International law entitles everyone to basic rights, such as freedom of religion and movement. States are responsible for ensuring that people can exercise those rights; usually citizenship or permanent residency is a prerequisite. Statelessness can thus put people in a precarious position, making it difficult to obtain basic things that others take for granted, such as health care or a driving licence. That is why international law guarantees everyone a right to nationality.

And yet it is not universally upheld. Statelessness became a mass phenomenon in the 1920s, when the Bolsheviks stripped citizenship from hundreds of thousands of émigrés who had fled the Russian revolution. The Nazis used denial of citizenship as a form of persecution, stripping Jews of citizenship in 1935. Throughout the 20th century the break-up of ethnically diverse empires led to the formation of nation-states that restricted who could get citizenship, causing a rise in statelessness.

Ethnic or religious discrimination was the primary driver. Three-quarters of stateless people are thought to be minorities in their country of origin. Their treatment varies from place to place. In Estonia and Latvia, hundreds of thousands of Russian-speaking residents were denied citizenship after the dissolution of the Soviet Union, though they can do most things except vote. In 1982 Myanmar in effect revoked the citizenship of the Rohingya people, who are mainly Muslims, and then hounded them from the country, killing tens of thousands. In 2019 India declared 1.9m mostly Bengali-speaking Muslims in the north-eastern state of Assam to be foreigners—part of a campaign against supposed Bangladeshi intruders.

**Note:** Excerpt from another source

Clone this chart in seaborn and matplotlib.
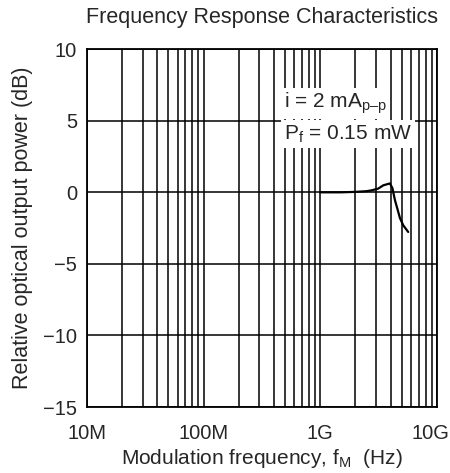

People who don’t have proof of residency can often be stateless: some 1m nomadic seafaring people, known as the Sama or Bajau, do not have citizenship in parts of south-east Asia. Another cause of statelessness is gender discrimination that is written into citizenship law. In 24 countries mothers do not automatically pass on their citizenship to their children. A baby born to, say, a Qatari mother and a deceased or absent Qatari father could be stateless.

Today most stateless people are born without citizenship. A few hundred have lost it because countries deem them to be a threat to national security, as in the case of Britain, Israel and Nicaragua (the number has risen over the past two decades as concerns about terrorism have spread). Many countries only strip citizenship from dual nationals to avoid making people stateless. Yet that safeguard sometimes fails or is ignored. In 2019 Australia revoked the citizenship of Neil Prakash, an IS fighter born there to a Fijian father, on the understanding that he also had Fijian nationality. Fiji later said he was not its citizen. Britain claims that the British-born Ms Begum is a Bangladeshi citizen through her parents—but Bangladesh denies that and says she will not be treated as one.

That buck-passing contradicts a longstanding international consensus about statelessness—that it is in countries’ collective interest to remedy it, says Audrey Macklin of the University of Toronto. Citizenship underpins individuals’ rights and protections, and makes clear which state is responsible for giving effect to them. If no state claims you, no state need protect you.